A simple voltage drop test will identify exactly where the problem is.
This is not a resistance test.
Drop test must be done with a load and the problem will easily identify itself.
Good luck!
Keeping my eyes and ears open…and trying to learn.
I did some testing this weekend. I first connected some jumper cables in parallel with the long set of cables running from the trolling motor battery to pole 2 on the switch and negative on cranking battery. Cranked motor in position two (trolling motor battery side) and it cranked fine. Removed positive jumper wire and it cranked fine, then removed negative jumper wire and it cranked fine! What? System working as it was supposed to. Cranked a dozen times and no problems? Went to try again and would not crank? Tried several more times and no crank? Pulled positive wire and ohm tested, meter showed 1.5? Tried negative and meter showed 0.5? I then hooked wires back up and tried again and motor cranked yet again at least a dozen times in a row. Tried one more time and no luck. Turned switch off, then back on and motor cranked? Checked voltage at battery while cranking at it would drop from 12.7 to about 11 for a split second, then hooked meter to switch at the transom, read 12.7 then when I cranked it would drop to around 9.5 for a split second. The best I can figure one of the two leads is degrading and it right on the verge of conducting enough voltage and amperage to handle the cranking requirements.
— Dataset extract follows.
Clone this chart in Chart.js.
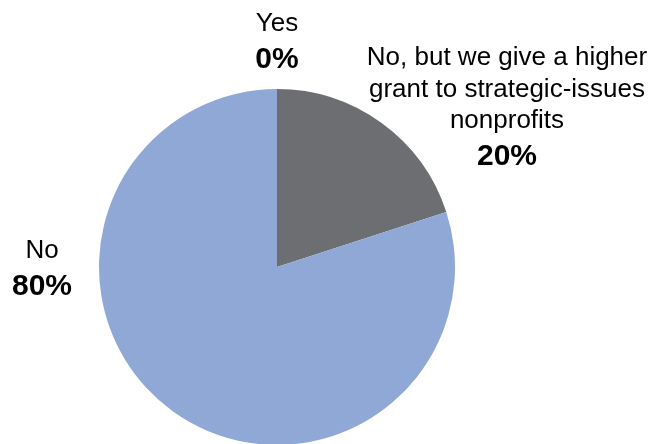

This is a new four stroke motor, original motor was a two stroke, I assume from my dirt bike days that a four stroke is harder to kick over that a two? In the interim I already had some short pieces of 4-gauge at the house so I made up a couple of two foot jumpers and put them in the side of the battery box, figured I could always hook them to the cranking battery and just grab the trolling motor out the bow should I get in a bind. I have not priced tin coded 2-gauge just yet but figured it is not cheap.